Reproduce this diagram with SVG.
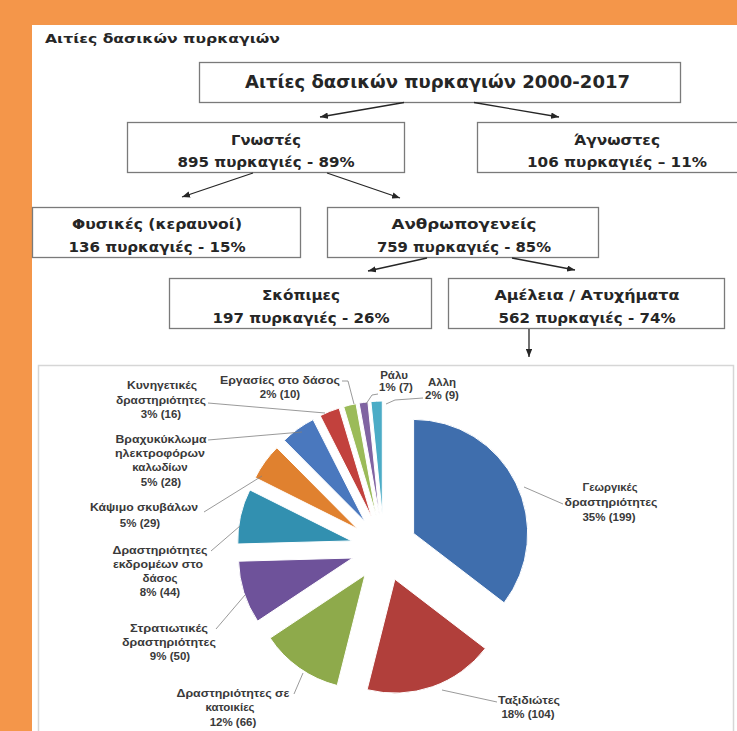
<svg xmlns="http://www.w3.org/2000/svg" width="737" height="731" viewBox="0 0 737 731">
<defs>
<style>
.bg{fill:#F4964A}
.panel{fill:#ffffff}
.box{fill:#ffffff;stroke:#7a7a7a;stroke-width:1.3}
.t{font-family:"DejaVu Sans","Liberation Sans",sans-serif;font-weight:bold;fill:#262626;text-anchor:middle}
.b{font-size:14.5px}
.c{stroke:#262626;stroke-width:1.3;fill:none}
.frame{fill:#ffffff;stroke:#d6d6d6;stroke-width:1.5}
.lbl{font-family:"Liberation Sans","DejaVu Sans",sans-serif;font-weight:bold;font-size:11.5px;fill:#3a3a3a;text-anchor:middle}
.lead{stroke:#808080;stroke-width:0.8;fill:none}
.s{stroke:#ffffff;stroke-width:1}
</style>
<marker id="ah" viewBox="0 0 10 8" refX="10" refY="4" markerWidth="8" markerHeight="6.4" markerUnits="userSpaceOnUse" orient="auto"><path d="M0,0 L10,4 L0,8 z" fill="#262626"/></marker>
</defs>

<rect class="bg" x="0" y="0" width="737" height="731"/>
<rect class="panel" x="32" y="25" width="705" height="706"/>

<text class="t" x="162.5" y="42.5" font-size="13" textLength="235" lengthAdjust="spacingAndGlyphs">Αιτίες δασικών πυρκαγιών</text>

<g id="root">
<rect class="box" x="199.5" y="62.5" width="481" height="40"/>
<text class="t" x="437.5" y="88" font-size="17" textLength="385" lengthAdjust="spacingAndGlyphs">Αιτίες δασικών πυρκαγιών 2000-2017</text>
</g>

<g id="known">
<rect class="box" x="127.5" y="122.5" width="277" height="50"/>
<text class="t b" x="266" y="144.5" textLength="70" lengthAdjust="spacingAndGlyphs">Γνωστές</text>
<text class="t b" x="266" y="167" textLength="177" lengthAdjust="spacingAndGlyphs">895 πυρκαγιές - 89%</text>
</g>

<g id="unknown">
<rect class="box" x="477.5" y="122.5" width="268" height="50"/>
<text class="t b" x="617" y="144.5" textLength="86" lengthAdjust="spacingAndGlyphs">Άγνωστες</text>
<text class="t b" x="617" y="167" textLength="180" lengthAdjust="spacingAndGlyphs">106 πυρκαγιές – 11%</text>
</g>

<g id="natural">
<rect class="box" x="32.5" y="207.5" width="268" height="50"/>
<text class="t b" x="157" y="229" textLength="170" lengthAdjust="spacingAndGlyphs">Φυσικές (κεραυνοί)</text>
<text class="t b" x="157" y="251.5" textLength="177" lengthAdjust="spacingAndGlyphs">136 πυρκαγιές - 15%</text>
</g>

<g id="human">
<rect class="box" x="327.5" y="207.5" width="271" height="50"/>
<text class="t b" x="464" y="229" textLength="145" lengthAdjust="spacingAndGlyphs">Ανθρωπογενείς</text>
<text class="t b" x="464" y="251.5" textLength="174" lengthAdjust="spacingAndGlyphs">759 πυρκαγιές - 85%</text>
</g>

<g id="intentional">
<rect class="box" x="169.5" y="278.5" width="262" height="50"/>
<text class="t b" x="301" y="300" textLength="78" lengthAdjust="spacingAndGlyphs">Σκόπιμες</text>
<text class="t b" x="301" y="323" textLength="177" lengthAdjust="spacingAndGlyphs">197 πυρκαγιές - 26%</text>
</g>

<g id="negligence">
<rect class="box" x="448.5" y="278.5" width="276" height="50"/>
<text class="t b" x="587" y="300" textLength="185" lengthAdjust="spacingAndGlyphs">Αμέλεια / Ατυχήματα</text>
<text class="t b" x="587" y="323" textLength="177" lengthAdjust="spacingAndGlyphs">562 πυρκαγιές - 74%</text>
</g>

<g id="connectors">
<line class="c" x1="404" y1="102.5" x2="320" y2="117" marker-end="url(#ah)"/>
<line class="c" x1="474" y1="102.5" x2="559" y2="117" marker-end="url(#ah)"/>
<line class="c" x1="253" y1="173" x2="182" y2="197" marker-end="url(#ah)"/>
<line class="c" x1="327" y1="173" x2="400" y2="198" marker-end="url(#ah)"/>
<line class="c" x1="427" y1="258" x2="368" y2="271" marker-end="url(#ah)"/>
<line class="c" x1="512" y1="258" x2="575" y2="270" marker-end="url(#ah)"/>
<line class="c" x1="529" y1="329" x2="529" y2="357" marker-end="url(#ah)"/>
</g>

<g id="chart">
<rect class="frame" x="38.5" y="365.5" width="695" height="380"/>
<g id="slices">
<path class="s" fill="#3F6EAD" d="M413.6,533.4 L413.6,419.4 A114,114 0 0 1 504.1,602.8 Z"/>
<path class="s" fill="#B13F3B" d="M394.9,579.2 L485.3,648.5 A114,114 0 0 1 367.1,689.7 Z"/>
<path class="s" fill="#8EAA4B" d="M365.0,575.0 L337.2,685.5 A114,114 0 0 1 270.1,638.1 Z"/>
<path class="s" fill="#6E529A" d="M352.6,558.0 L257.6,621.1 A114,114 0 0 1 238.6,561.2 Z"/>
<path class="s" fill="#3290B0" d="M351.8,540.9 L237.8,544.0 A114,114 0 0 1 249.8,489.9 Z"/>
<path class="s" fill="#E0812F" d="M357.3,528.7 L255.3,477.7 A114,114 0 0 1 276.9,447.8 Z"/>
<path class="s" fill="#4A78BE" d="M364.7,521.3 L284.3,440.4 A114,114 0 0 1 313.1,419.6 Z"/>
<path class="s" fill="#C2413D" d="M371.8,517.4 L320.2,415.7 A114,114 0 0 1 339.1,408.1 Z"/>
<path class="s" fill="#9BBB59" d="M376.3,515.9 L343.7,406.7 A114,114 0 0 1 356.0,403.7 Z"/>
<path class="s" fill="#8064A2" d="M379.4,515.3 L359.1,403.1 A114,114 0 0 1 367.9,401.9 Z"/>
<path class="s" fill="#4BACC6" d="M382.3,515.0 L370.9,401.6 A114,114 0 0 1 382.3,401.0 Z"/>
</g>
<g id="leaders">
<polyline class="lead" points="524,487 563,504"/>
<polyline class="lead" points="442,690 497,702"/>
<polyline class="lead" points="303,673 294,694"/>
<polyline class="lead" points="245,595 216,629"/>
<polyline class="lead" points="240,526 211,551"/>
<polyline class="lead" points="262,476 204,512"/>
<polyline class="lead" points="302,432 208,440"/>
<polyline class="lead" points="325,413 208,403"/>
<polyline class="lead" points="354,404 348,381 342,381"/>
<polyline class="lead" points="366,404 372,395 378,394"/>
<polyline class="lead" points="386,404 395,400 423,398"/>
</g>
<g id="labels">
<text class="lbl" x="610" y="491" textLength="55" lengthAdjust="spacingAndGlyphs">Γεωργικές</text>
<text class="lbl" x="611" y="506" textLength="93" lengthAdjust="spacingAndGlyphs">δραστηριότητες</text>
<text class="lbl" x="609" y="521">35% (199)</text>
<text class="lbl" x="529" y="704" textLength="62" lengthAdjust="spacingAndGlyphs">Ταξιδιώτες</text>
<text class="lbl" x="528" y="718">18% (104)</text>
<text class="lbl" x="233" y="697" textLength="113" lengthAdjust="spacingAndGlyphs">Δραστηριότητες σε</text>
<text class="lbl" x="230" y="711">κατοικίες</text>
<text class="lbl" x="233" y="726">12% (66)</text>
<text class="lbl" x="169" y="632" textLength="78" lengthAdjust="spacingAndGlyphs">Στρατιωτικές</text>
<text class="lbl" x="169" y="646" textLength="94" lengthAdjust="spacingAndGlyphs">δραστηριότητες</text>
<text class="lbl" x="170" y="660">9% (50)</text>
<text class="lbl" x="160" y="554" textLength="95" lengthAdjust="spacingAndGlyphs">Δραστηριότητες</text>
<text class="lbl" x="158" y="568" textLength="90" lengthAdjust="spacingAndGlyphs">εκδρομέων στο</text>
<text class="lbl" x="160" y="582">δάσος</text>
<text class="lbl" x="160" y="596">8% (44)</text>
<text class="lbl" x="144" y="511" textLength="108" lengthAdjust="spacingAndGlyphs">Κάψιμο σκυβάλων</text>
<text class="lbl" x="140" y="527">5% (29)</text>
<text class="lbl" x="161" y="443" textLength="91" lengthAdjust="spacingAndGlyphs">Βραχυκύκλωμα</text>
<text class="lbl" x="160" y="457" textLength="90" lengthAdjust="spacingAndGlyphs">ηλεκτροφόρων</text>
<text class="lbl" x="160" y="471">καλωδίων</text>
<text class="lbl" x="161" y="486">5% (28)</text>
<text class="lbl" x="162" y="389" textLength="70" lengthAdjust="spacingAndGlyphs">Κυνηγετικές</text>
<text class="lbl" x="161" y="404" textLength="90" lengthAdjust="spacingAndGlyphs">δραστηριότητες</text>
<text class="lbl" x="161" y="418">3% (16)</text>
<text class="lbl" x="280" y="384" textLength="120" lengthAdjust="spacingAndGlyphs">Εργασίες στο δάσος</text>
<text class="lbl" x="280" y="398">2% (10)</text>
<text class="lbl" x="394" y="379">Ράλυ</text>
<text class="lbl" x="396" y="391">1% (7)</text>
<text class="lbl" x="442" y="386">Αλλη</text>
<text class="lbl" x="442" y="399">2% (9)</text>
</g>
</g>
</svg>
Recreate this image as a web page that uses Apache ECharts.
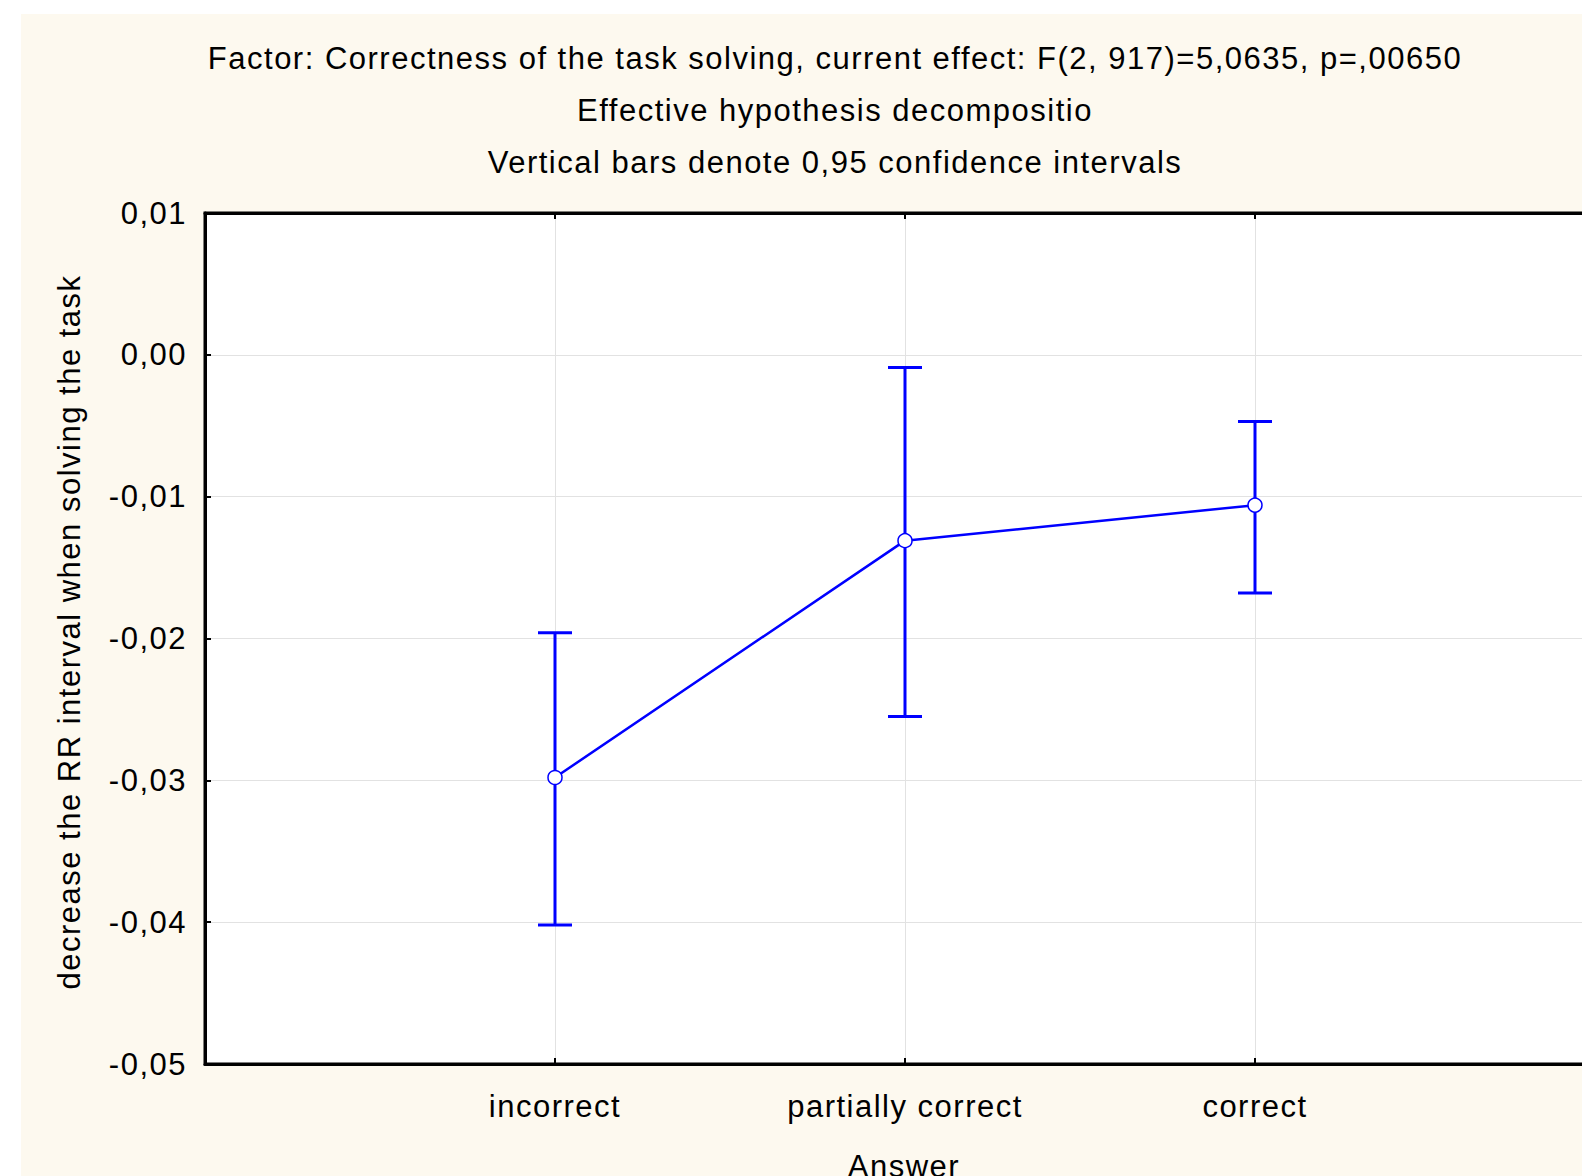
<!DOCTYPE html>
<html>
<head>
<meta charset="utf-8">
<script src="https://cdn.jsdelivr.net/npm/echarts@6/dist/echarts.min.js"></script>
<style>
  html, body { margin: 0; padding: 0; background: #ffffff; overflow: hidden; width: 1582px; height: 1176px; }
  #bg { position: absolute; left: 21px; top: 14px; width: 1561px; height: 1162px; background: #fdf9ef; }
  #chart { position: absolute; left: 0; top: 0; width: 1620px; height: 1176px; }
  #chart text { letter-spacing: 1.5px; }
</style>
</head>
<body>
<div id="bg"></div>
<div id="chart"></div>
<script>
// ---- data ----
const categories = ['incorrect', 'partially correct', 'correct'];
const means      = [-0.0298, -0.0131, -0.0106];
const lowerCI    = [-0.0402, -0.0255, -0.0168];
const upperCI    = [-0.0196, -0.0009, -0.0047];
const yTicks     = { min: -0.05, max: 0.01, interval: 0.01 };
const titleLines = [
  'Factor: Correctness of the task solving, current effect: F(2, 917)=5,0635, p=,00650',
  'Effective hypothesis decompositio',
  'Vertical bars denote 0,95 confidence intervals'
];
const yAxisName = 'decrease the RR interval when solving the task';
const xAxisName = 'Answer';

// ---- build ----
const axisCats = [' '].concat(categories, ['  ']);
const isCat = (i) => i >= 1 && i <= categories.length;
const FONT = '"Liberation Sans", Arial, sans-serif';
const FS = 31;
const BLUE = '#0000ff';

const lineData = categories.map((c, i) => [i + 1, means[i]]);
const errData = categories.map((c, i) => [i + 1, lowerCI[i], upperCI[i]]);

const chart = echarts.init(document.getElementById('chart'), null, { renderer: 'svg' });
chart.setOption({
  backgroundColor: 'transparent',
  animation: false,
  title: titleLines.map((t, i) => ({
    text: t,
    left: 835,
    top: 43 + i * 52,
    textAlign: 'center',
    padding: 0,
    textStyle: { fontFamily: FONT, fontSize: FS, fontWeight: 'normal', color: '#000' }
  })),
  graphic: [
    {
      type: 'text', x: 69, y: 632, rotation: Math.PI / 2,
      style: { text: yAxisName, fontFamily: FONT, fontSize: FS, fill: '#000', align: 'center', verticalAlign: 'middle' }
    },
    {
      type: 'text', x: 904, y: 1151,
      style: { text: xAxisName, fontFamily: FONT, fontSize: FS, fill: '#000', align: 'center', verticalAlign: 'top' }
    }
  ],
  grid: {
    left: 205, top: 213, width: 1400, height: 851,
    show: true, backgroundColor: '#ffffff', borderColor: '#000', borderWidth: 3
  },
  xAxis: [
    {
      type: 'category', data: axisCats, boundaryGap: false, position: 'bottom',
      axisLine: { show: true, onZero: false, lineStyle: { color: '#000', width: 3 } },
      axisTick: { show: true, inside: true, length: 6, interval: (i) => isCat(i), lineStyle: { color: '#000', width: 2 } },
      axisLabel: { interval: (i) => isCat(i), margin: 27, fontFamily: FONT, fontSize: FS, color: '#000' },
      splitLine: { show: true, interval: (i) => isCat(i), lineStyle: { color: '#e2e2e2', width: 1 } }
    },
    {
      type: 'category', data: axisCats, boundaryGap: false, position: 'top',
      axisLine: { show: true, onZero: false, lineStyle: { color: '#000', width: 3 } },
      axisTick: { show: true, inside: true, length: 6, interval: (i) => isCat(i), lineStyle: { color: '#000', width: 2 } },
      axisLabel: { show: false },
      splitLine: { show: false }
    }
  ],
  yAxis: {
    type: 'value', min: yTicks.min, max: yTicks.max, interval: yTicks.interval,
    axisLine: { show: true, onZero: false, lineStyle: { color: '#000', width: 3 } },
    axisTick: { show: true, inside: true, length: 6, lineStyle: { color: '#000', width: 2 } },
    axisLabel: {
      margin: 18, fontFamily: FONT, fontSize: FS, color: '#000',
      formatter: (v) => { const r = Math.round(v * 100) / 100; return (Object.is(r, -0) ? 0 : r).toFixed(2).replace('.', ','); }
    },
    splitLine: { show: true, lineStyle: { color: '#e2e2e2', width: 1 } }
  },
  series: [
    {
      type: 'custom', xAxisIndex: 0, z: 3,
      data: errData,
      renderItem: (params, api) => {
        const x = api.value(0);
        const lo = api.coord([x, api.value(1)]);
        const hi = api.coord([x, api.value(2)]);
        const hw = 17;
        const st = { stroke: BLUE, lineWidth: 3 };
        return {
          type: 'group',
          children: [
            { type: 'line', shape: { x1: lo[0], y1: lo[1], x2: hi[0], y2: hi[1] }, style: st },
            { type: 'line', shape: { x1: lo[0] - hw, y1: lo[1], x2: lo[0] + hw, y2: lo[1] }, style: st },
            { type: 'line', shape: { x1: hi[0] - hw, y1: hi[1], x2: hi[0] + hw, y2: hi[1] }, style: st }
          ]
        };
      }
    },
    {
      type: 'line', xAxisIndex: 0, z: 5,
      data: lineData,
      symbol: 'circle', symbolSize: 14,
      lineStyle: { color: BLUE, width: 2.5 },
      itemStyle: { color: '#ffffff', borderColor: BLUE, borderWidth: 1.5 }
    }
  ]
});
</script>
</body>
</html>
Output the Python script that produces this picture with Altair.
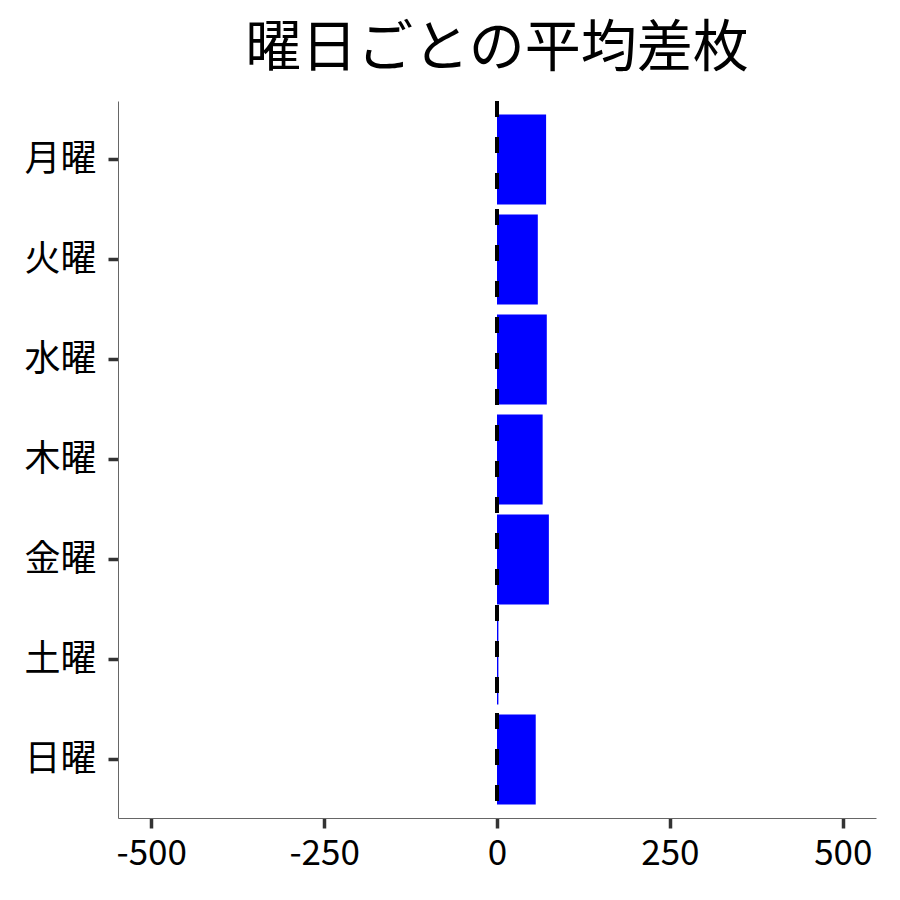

◆ WHAT THE EXERCISE ASKS: Copy the lines from the entries above in which the word "with" appears.

◆ RESULT FOR THIS EXERCISE:
Reproduce this diagram with SVG.
Output the Python script that produces this picture with Altair.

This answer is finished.